-Trata-se do CÓDIGO DE ÉTICA MÉDICA - não tente misturar com debates de política de internet.
-Você não manda em ninguém a não ser por força de lei. O paciente tem autonomia, você goste ou não.
-Você DEVE sugerir o que julgar melhor para seu paciente de acordo com seu conhecimento e experiênica, por motivos éticos.
-Lembre que, caso fosse possível você proibir ou permitir algo, você seria responsável pelos desfechos, então fique feliz por não ter esse poder nem a responsabilidade que vem com ele.
- Claro que, em situações em que a ação do paciente seja danosa à sua autonomia, você deve comunicar seus limites e tomar as providências normais para garanti-la. Você também pode comunicar o paciente sobre regras administrativas do ambiente onde se encontram e tomar medidas previstas pela administração caso sejam violadas as regras. Caso o paciente expresse antecipadamente que tomará determinada atitude com a qual você não concorda, seu relacionamento poderá ficar prejudicado e, exceto em situações de urgência/emergência, você pode até mesmo ter que encaminha-lo a outro profissional.
Tudo isso esclarecido, vamos à abordagem esperada:
Nem eu, nem você, nem nenhum ser humano vivo conhecido é capaz de prever o futuro. Nós somos capazes, porém, de prever riscos condicionais relacionados à saúde em vários contextos.
Examplo prático 1: proibir dirigir no dia em que recebeu anestesia
Você sabe que um paciente pode ter prejuízo variável e flutuante após receber uma anestesia/sedação para um procedimento médico (endoscopia, cirurgia, etc.). Espera-se, conforme o próprio CFM sugere, que você recomende ao paciente que vai para casa no mesmo dia da anestesia, que este volte com acompanhante maior de idade e que o paciente não seja o motorista naquele dia.
Você até pode se recusar a realizar a anestesia caso o paciente diga que não seguirá suas recomendações, sejam quais for, por falta de acordo entre as partes ANTES da realização do serviço. Você até pode proferir palavras como "você está proibido de dirigir para casa hoje", mas isso não tem qualquer efeito legal caso ele desobeceça, caso parem no caminho e ele passe a ser motorista, algo impossível de você verificar.

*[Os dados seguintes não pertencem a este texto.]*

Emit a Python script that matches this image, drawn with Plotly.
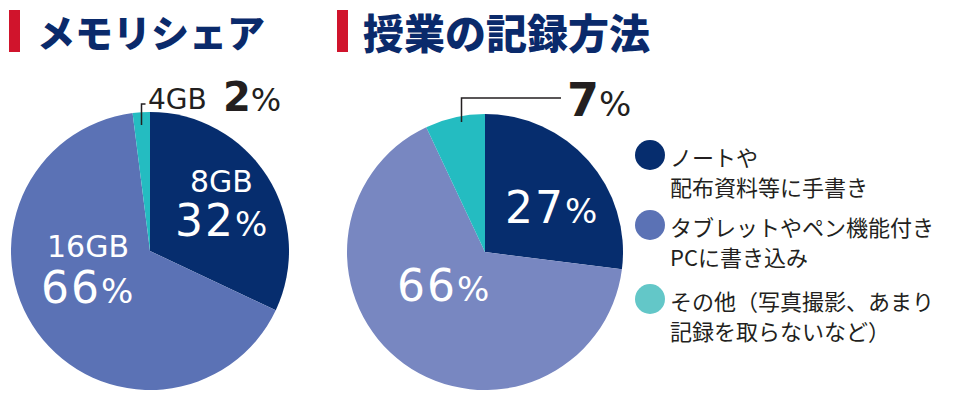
import plotly.graph_objects as go

W, H = 954, 394

# ---- data ----
mem_labels = ["8GB", "16GB", "4GB"]
mem_values = [32, 66, 2]
rec_labels = ["ノートや<br>配布資料等に手書き",
              "タブレットやペン機能付き<br>PCに書き込み",
              "その他（写真撮影、あまり<br>記録を取らないなど）"]
rec_values = [27, 66, 7]
titles = ["メモリシェア", "授業の記録方法"]

NAVY = "#062d6e"
MID_L = "#5b72b5"
MID_R = "#7887c1"
TEAL = "#24bcc1"
TEAL_LEG = "#63c7c8"
TXT = "#231f20"
TITLE = "#0a2a6b"
RED = "#d0142c"
JP = "Noto Sans CJK JP"
LAT = "DejaVu Sans, Liberation Sans, sans-serif"


def px(x):
    return x / W


def py(y):
    return 1 - y / H


def dom(cx, cy, r):
    return dict(x=[px(cx - r), px(cx + r)], y=[py(cy + r), py(cy - r)])


fig = go.Figure()
fig.add_trace(go.Pie(labels=mem_labels, values=mem_values, sort=False,
                     direction="clockwise", rotation=0, textinfo="none",
                     marker=dict(colors=[NAVY, MID_L, TEAL], line=dict(width=0)),
                     domain=dom(150, 251, 139), showlegend=False))
fig.add_trace(go.Pie(labels=rec_labels, values=rec_values, sort=False,
                     direction="clockwise", rotation=0, textinfo="none",
                     marker=dict(colors=[NAVY, MID_R, TEAL], line=dict(width=0)),
                     domain=dom(485, 252, 138), showlegend=False))

ann = []


def text(x, y, s, size, color, family=LAT, xanchor="center", weight="normal"):
    ann.append(dict(x=px(x), y=py(y), xref="paper", yref="paper", text=s,
                    showarrow=False, xanchor=xanchor, yanchor="middle",
                    font=dict(size=size, color=color, family=family, weight=weight)))


def pct(v, small):
    return (f"<span style='letter-spacing:2px'>{v}</span>"
            f"<span style='font-size:{small}px'>%</span>")


# titles
text(35, 31, titles[0], 38, TITLE, JP, "left", 900)
text(361, 31, titles[1], 41, TITLE, JP, "left", 900)

# left pie labels
text(221, 181, mem_labels[0], 30, "white")
text(221, 221, pct(mem_values[0], 34), 44, "white")
text(88, 246, mem_labels[1], 30, "white")
text(87, 287, pct(mem_values[1], 34), 44, "white")
text(146, 99, mem_labels[2], 28, TXT, xanchor="left")
text(221, 97, f"<b>{mem_values[2]}</b><span style='font-size:32px'>%</span>", 40, TXT, xanchor="left")

# right pie labels
text(551, 207, pct(rec_values[0], 34), 44, "white")
text(443, 285, pct(rec_values[1], 34), 44, "white")
text(565, 100, f"<b>{rec_values[2]}</b><span style='font-size:34px'>%</span>", 46, TXT, xanchor="left")

shapes = []
# red bars
for x0 in (9, 337):
    shapes.append(dict(type="rect", xref="paper", yref="paper",
                       x0=px(x0), x1=px(x0 + 11), y0=py(52), y1=py(10),
                       fillcolor=RED, line=dict(width=0)))
# leader lines
line = dict(color=TXT, width=1.5)
shapes.append(dict(type="path", xref="paper", yref="paper",
                   path=f"M {px(145.5)} {py(104)} L {px(141.5)} {py(104)} L {px(141.5)} {py(125)}",
                   line=line))
shapes.append(dict(type="path", xref="paper", yref="paper",
                   path=f"M {px(561)} {py(98)} L {px(461.5)} {py(98)} L {px(461.5)} {py(122)}",
                   line=line))

# custom legend
leg_colors = [NAVY, MID_L, TEAL_LEG]
leg_cy = [155, 225, 299]
for c, cy, lab in zip(leg_colors, leg_cy, rec_labels):
    shapes.append(dict(type="circle", xref="paper", yref="paper",
                       x0=px(635), x1=px(665), y0=py(cy + 15), y1=py(cy - 15),
                       fillcolor=c, line=dict(width=0)))
    for i, ln in enumerate(lab.split("<br>")):
        ann.append(dict(x=px(668), y=py(cy + 1 + 30 * i), xref="paper", yref="paper",
                        text=ln, showarrow=False, xanchor="left", yanchor="middle",
                        align="left",
                        font=dict(size=22, color=TXT, family=JP)))

fig.update_layout(width=W, height=H, margin=dict(l=0, r=0, t=0, b=0),
                  paper_bgcolor="white", plot_bgcolor="white",
                  annotations=ann, shapes=shapes)
fig.write_html("out.html", config={"displayModeBar": False},
               post_script="document.body.style.margin='0';document.body.style.padding='0';")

Se ele desobedecer, não será multado, não vai acontecer literalmente nada com ele a não ser o dano físico caso isso resulte em acidente. Se você trocasse a frase por "recomendo que você não dirija hoje", o efeito final é o mesmo.
Exemplo prático 2: paciente pergunta se poderá voar de avião um dia após a cirurgia
Vamos ser sinceros: não temos ensaios clínicos e nem mesmo bons estudos observacionais sobre esse assunto. No máximo, vamos tentar adivinhar o fururo usando raciocínio inferencial (aquele que normalmente é invalidado após os ensaios clínicos). Caso você proiba ou sugira não viajar e o paciente desobedeça, o resultado será o mesmo que no exemplo anterior: nada acontecerá com ele a não ser as consequências de seu próprio ato, que variam de nada a complicações.
Como fazer certo
Conheça riscos e benefícios
Caso tenha tempo, pesquise no uptodate, pesquise artigos, pergunte a amigos.. junte o máximo possível de conhecimento sobre os riscos principalmente (pois os benefícios o paciente já sabe ou nem iria pedir). Se possível, anote até o tamanho do efeito dos riscos (p.ex: há um risco de 1% de mortes caso dirija para casa após uma sedação para endoscopia - obs: esse número não é verdadeiro). Seja sincero, fale sua experiência, fale o que você sabe (até agora opiniões de especialista) e fale o que você viu na literatura e então dê suas sugestões. Grave sua consulta ou registre as recomendações em prontuário e entregue por escrito.
E se o paciente quiser resposta direta, posso ou não?
Seja sincero novamente, use frases como "Acho que você não deve, mas não sou juiz, não tenho poder sobre você, você pode fazer o que quiser pois tem direito legal à autonomia. Se quer apenas minha OPINIÃO sobre sim ou não, minha OPINIÃO é não.", etc. Nunca caia na cilada de tornar-se co-responsável por algo que é responsabilidade dos atos paciente e do universo, que você não controla.